Perhaps you think of this and throw in pictures of dogs too. Aha! So a cow has four legs and hoofed feet! Until John Henry sees a zebra. This silly example illustrates just how long we took to learn even simple things as children, and how important large amounts of repetitive and varied data were to us converging on how to recognize a cow. These AI/ML/NN algorithms are designed to mimic this learning process, and thus require vast amounts of highly varied data. Good performance by an algorithm on a subset of the data may not hold up to the expanse of the real world data, just like the example of learning to recognize a cow. Thus, these algorithms are not ergodic, to borrow a term from dynamics and probability. The models and methods are not independent of the initial data you feed them. In other words, if two different people feed the same algorithm different datasets and let the algorithm “learn”, the end results can be vastly different.

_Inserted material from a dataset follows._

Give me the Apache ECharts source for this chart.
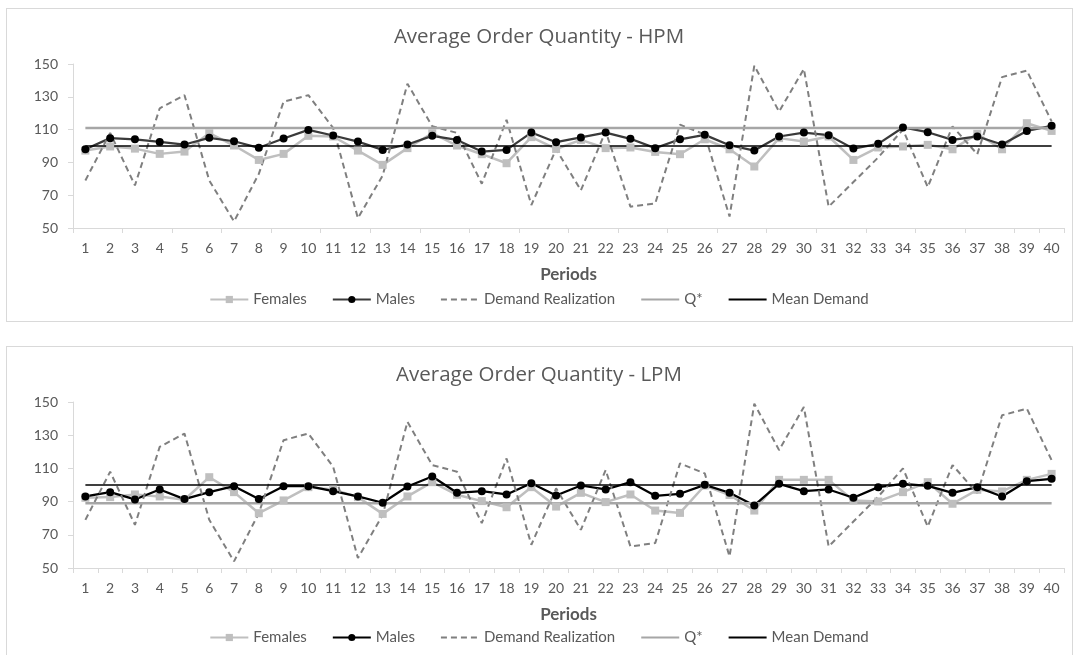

To get around this, most practitioners of data science want to throw as much data as possible, ideally the entirety of everything. If you’re wanting to learn the shopping habits on an e-commerce site, you’d prefer to let your John Henry learn on the whole database rather than just a subset.1

However, your IT department would likely be unhappy with your request to run tests on a production environment for a multitude of reasons: security and performance being two of those. Having a bunch of copies floating around takes up massive amounts of storage, not to mention the security risks. A mistake in the code run against the production environment can take the whole e-store down due to a bad query.2 I spoke twice with Actifio about their Sky Infrastructure, first hearing from them at Tech Field Day 15, then interviewing them again to get some more details about use cases rather than an overview of the infrastructure itself.

As a quick overview (Mr. Achilles does a great job on the tech details in this video here), Actifio basically creates what they term a “golden copy” of your data, after which updates are done incrementally to save storage space, and everyone can get their own virtual copy (which are really more like pointers) to interact with. Now a data scientist can’t affect the production database when he/she queries against it, and can also use far more data in testing than before. This should shorten a data science development cycle, because the workaround for using subsets of data to train is to sample many subsets and train the algorithm over and over again, which takes time. In addition, the data scientist can find out very quickly if the code that worked for 100,000 rows will hold up against 10 million (guilty as charged of writing unscalable code in my past experience as a data scientist).

Being more of a theoretician, I don’t tend to step out of my bubble to consider the various infrastructures that are necessary to provide me my sandbox. To fix that, I endeavor to occasionally speak with various tech companies about their work. I like the way Actifio has streamlined a good solution that aims to satisfy the IT gatekeepers and the developers/data scientists/users of the data. Overall, I’m not exactly a fan of the semi-blind deep-learning approaches to make all business decisions, but those methods do have their uses, particularly in exploration and discovery. This platform definitely has a good potential to help a data science team in their development.

[Disclaimer: I have never been compensated by Actifio or any other company for my commentary articles.]